- Required work -
Do not copy the pictures; transcribe all other material exactly.

Entries with chart source code:
--- Begin ---
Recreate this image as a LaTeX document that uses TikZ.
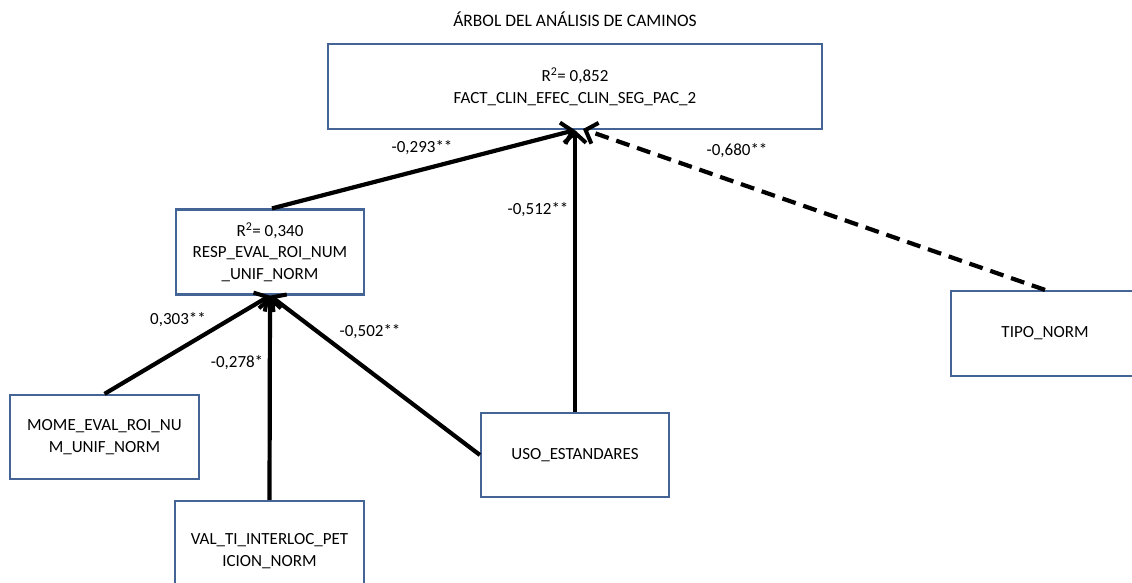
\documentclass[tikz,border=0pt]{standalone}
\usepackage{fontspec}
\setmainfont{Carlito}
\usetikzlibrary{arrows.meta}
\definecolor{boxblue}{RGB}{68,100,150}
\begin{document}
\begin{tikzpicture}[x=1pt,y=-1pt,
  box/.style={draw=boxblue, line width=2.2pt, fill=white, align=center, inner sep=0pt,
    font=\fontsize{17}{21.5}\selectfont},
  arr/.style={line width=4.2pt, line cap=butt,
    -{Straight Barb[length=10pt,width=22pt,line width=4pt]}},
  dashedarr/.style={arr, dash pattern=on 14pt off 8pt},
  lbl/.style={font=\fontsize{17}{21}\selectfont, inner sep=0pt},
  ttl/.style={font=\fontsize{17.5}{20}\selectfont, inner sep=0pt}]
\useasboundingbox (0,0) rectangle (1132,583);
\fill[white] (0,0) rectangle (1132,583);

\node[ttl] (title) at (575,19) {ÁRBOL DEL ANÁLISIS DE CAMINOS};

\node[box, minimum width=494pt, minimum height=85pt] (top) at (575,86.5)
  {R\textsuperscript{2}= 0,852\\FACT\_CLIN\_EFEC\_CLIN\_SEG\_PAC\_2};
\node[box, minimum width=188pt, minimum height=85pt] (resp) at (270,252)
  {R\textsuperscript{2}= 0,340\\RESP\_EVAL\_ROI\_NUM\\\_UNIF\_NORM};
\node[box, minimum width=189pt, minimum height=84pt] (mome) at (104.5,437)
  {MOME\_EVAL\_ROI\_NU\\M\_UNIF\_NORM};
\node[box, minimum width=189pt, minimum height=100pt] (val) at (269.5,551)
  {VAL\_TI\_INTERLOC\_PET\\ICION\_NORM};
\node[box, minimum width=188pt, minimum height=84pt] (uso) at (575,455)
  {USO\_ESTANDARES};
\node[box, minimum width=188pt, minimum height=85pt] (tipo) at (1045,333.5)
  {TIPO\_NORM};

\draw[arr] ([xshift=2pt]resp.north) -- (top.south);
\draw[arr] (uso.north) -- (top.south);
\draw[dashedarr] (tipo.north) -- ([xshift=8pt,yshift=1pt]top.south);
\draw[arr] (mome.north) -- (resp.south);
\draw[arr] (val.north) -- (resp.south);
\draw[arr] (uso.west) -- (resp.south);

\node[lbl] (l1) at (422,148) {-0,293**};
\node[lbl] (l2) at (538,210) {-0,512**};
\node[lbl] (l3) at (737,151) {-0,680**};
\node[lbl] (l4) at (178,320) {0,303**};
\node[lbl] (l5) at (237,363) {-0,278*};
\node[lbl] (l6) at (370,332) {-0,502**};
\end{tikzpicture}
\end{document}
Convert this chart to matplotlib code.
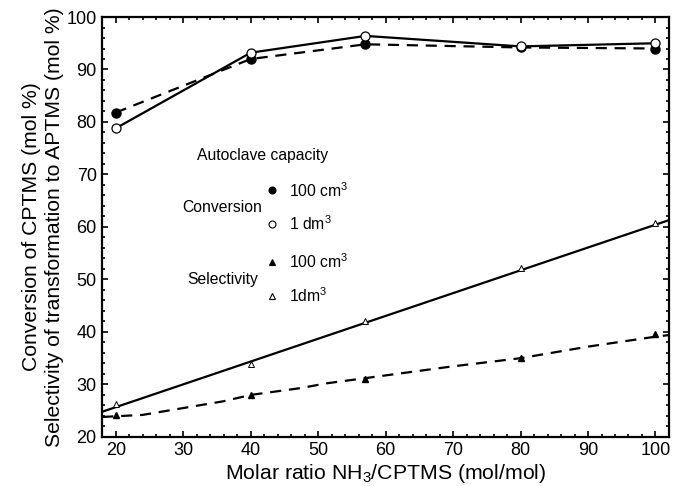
--- End ---
- Exercise result -
Recreate this image as a LaTeX document that uses TikZ.
\documentclass[tikz,border=0pt]{standalone}
\usepackage{fontspec}
\setmainfont{Carlito}
\usetikzlibrary{arrows.meta}
\definecolor{boxblue}{RGB}{68,100,150}
\begin{document}
\begin{tikzpicture}[x=1pt,y=-1pt,
  box/.style={draw=boxblue, line width=2.2pt, fill=white, align=center, inner sep=0pt,
    font=\fontsize{17}{21.5}\selectfont},
  arr/.style={line width=4.2pt, line cap=butt,
    -{Straight Barb[length=10pt,width=22pt,line width=4pt]}},
  dashedarr/.style={arr, dash pattern=on 14pt off 8pt},
  lbl/.style={font=\fontsize{17}{21}\selectfont, inner sep=0pt},
  ttl/.style={font=\fontsize{17.5}{20}\selectfont, inner sep=0pt}]
\useasboundingbox (0,0) rectangle (1132,583);
\fill[white] (0,0) rectangle (1132,583);

\node[ttl] (title) at (575,19) {ÁRBOL DEL ANÁLISIS DE CAMINOS};

\node[box, minimum width=494pt, minimum height=85pt] (top) at (575,86.5)
  {R\textsuperscript{2}= 0,852\\FACT\_CLIN\_EFEC\_CLIN\_SEG\_PAC\_2};
\node[box, minimum width=188pt, minimum height=85pt] (resp) at (270,252)
  {R\textsuperscript{2}= 0,340\\RESP\_EVAL\_ROI\_NUM\\\_UNIF\_NORM};
\node[box, minimum width=189pt, minimum height=84pt] (mome) at (104.5,437)
  {MOME\_EVAL\_ROI\_NU\\M\_UNIF\_NORM};
\node[box, minimum width=189pt, minimum height=100pt] (val) at (269.5,551)
  {VAL\_TI\_INTERLOC\_PET\\ICION\_NORM};
\node[box, minimum width=188pt, minimum height=84pt] (uso) at (575,455)
  {USO\_ESTANDARES};
\node[box, minimum width=188pt, minimum height=85pt] (tipo) at (1045,333.5)
  {TIPO\_NORM};

\draw[arr] ([xshift=2pt]resp.north) -- (top.south);
\draw[arr] (uso.north) -- (top.south);
\draw[dashedarr] (tipo.north) -- ([xshift=8pt,yshift=1pt]top.south);
\draw[arr] (mome.north) -- (resp.south);
\draw[arr] (val.north) -- (resp.south);
\draw[arr] (uso.west) -- (resp.south);

\node[lbl] (l1) at (422,148) {-0,293**};
\node[lbl] (l2) at (538,210) {-0,512**};
\node[lbl] (l3) at (737,151) {-0,680**};
\node[lbl] (l4) at (178,320) {0,303**};
\node[lbl] (l5) at (237,363) {-0,278*};
\node[lbl] (l6) at (370,332) {-0,502**};
\end{tikzpicture}
\end{document}
Convert this chart to matplotlib code.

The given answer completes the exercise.